**WORK TO COMPLETE:** Give back the lines exactly, from the first one to the line with "from bokeh.resources import INLINE", both ends included.

**INFORMATION SHOWN:**
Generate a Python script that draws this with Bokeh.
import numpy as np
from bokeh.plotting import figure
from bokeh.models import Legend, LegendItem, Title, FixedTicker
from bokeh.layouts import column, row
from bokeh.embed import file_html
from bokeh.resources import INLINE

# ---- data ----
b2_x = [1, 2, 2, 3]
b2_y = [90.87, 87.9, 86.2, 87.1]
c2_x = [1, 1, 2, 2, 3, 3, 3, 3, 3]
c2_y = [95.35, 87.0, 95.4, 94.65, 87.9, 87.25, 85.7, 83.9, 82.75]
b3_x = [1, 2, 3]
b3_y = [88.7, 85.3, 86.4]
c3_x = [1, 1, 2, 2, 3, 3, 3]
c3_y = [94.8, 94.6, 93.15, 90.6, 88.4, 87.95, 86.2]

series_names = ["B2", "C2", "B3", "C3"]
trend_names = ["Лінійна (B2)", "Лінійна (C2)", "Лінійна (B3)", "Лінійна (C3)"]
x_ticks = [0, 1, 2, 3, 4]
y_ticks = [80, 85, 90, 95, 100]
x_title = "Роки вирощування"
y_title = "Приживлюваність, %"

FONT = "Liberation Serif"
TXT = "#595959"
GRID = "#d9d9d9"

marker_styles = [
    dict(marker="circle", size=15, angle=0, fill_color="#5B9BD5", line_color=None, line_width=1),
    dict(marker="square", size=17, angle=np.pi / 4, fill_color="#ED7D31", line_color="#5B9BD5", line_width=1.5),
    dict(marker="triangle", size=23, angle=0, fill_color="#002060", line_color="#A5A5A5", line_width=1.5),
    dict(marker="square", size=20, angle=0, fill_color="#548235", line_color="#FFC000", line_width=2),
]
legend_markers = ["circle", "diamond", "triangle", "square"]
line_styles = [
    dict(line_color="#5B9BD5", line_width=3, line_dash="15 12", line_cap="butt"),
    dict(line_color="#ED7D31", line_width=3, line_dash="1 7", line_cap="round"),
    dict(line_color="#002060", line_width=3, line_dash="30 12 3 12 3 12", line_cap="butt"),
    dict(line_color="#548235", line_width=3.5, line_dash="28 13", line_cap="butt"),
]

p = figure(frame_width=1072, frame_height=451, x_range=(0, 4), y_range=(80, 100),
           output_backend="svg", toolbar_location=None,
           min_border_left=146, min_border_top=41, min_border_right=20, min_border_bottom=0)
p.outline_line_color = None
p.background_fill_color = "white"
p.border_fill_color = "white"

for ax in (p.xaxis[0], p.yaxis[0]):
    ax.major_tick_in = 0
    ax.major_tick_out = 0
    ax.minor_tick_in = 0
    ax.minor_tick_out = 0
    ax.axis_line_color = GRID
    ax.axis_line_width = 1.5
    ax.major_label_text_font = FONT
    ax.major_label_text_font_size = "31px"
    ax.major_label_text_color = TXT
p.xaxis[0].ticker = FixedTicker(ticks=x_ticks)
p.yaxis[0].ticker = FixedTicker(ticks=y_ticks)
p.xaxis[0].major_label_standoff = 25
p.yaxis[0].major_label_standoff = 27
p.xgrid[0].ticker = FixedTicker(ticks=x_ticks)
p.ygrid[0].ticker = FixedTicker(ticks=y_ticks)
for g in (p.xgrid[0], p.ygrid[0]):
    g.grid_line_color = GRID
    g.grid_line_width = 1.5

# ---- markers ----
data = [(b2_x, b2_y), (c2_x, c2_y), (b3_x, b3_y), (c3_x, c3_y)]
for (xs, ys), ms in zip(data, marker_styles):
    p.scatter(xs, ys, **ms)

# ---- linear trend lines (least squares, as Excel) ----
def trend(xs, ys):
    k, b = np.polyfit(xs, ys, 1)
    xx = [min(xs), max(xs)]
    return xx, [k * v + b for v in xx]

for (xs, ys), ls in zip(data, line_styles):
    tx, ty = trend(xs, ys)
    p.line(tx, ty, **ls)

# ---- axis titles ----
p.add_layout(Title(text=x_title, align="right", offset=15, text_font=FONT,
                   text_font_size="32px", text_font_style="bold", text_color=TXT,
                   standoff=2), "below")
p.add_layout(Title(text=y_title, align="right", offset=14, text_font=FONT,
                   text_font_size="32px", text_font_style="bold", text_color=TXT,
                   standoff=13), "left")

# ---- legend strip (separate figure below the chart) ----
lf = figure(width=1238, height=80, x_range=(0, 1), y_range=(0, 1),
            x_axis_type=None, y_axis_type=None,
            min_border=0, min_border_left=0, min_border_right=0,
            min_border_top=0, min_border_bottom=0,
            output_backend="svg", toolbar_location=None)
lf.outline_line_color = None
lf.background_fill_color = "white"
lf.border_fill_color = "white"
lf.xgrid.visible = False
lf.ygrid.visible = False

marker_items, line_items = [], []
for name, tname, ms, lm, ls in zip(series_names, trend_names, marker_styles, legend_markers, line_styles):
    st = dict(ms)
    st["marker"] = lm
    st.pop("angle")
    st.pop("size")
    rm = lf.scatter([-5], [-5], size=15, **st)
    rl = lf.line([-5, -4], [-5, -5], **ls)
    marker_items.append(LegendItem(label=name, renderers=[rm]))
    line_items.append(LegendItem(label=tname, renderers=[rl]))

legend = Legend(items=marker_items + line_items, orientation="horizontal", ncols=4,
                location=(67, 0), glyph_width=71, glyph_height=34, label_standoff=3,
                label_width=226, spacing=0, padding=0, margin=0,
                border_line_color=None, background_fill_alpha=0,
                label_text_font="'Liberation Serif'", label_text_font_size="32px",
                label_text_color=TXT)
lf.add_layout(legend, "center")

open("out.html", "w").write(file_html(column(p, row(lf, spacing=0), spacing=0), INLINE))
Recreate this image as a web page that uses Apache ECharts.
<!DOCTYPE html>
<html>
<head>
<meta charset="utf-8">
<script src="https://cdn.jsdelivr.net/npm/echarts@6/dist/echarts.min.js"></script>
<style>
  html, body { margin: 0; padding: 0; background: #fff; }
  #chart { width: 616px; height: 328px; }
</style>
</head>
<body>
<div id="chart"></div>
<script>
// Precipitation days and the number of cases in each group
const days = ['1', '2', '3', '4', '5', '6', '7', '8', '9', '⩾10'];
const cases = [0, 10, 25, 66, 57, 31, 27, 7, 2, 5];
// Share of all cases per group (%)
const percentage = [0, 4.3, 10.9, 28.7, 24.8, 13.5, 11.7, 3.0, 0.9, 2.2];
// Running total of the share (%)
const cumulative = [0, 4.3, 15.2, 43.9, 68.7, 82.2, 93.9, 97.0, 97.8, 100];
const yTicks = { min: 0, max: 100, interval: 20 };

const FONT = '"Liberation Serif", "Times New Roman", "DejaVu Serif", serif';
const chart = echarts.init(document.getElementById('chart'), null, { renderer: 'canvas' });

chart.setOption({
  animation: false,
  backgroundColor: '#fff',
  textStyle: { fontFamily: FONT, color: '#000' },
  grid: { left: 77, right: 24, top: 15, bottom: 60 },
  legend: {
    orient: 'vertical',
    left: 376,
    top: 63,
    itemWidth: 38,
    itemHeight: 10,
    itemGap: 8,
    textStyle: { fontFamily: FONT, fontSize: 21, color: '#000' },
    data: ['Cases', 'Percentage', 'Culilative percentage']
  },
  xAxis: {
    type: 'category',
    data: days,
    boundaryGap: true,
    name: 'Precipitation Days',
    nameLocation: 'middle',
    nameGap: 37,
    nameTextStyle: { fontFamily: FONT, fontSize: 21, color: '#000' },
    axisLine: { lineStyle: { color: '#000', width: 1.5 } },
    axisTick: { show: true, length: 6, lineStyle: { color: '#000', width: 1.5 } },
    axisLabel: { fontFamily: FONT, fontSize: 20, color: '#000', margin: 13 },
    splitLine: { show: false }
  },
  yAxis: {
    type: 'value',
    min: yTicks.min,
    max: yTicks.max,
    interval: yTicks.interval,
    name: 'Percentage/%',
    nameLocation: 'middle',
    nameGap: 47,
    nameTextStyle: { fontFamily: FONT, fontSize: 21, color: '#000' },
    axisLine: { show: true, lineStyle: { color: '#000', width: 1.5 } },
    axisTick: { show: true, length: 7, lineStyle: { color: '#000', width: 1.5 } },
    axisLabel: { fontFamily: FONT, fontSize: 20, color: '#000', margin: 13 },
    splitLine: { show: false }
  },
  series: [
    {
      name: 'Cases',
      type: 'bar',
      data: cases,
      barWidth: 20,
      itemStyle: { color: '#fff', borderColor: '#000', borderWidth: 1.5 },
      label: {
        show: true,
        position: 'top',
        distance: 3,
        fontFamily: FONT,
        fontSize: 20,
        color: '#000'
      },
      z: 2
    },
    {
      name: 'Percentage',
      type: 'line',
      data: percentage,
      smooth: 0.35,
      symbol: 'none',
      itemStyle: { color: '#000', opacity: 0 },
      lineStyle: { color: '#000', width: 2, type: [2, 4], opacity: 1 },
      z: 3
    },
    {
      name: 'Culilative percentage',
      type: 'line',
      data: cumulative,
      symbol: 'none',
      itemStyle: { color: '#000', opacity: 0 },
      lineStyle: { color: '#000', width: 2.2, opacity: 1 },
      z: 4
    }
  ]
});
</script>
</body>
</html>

**RESULT FOR THIS EXERCISE:**
Generate a Python script that draws this with Bokeh.
import numpy as np
from bokeh.plotting import figure
from bokeh.models import Legend, LegendItem, Title, FixedTicker
from bokeh.layouts import column, row
from bokeh.embed import file_html
from bokeh.resources import INLINE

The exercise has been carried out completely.